The research contributions of this paper are as follows: (1) The effect action principle is defined by introducing the C–K theory. The effect knowledge is abstractly expressed by using the ontology model. The effect retrieval is indexed by the proposed LT dimension, and the effect structure is mapped by introducing the analogy design, which improves the feasibility and necessity of the effect analogy and knowledge mining. (2) A method of product improvement is proposed using the knowledge mining and effect analogy. The LT-PES ontology model is used as the proposed method framework to obtain accurate LT dimensions. The triangular fuzzy number ranking method based on the FOWA operator forms a systematic effect retrieval mechanism. (3) The proposed method is described and verified in detail by two measures. First, the results of three effect retrieval methods on ten engineering cases are compared. The new method shows advantages in recall and precision. The other is the design of a button battery ring device, where three feasible effect structures are combined for design improvement.
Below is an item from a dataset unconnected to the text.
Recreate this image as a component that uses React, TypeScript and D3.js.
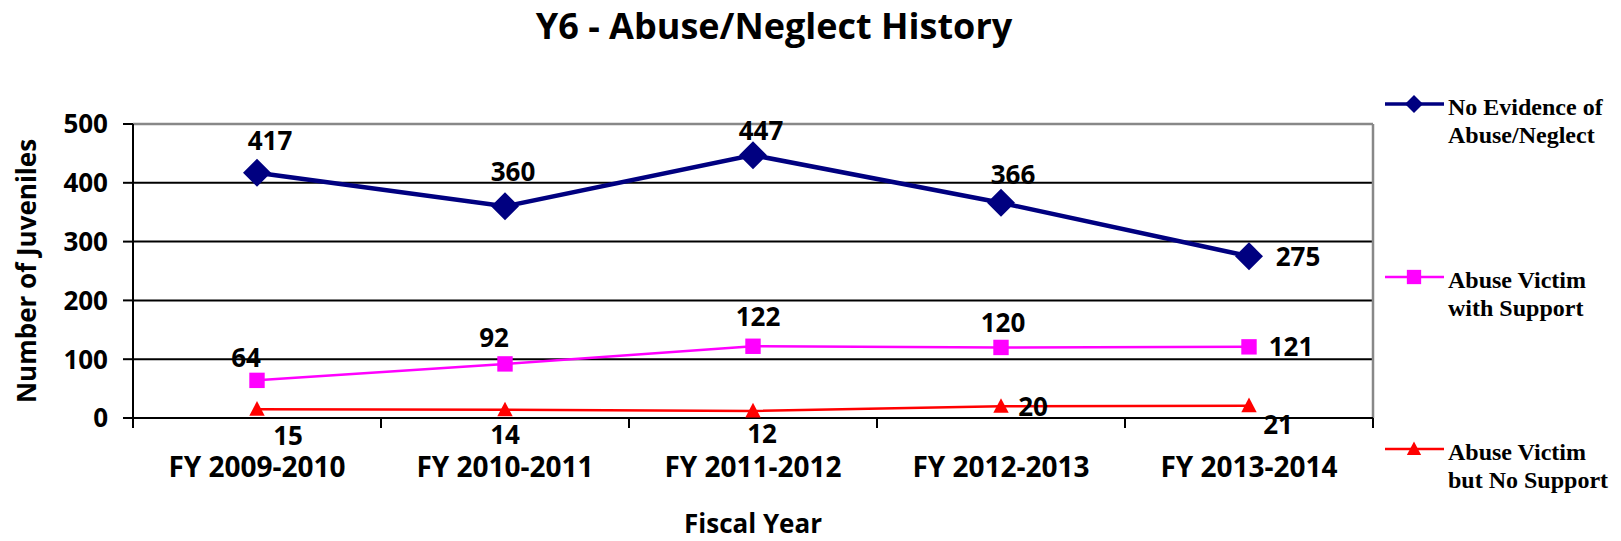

This research also has certain limitations. The existing effect knowledge base is only a preliminary prototype. The number of retrieval samples is limited. In addition, the opinions of domain experts are used in the problem root cause analysis and effect results ranking. The expert experience can affect the final solution of effect structure mapping. Future work will develop computer-aided tools for problem analysis and solution acquisition to improve the adaptability and objectivity of the parameters in the model and minimize the negative impact of incomplete information on design results.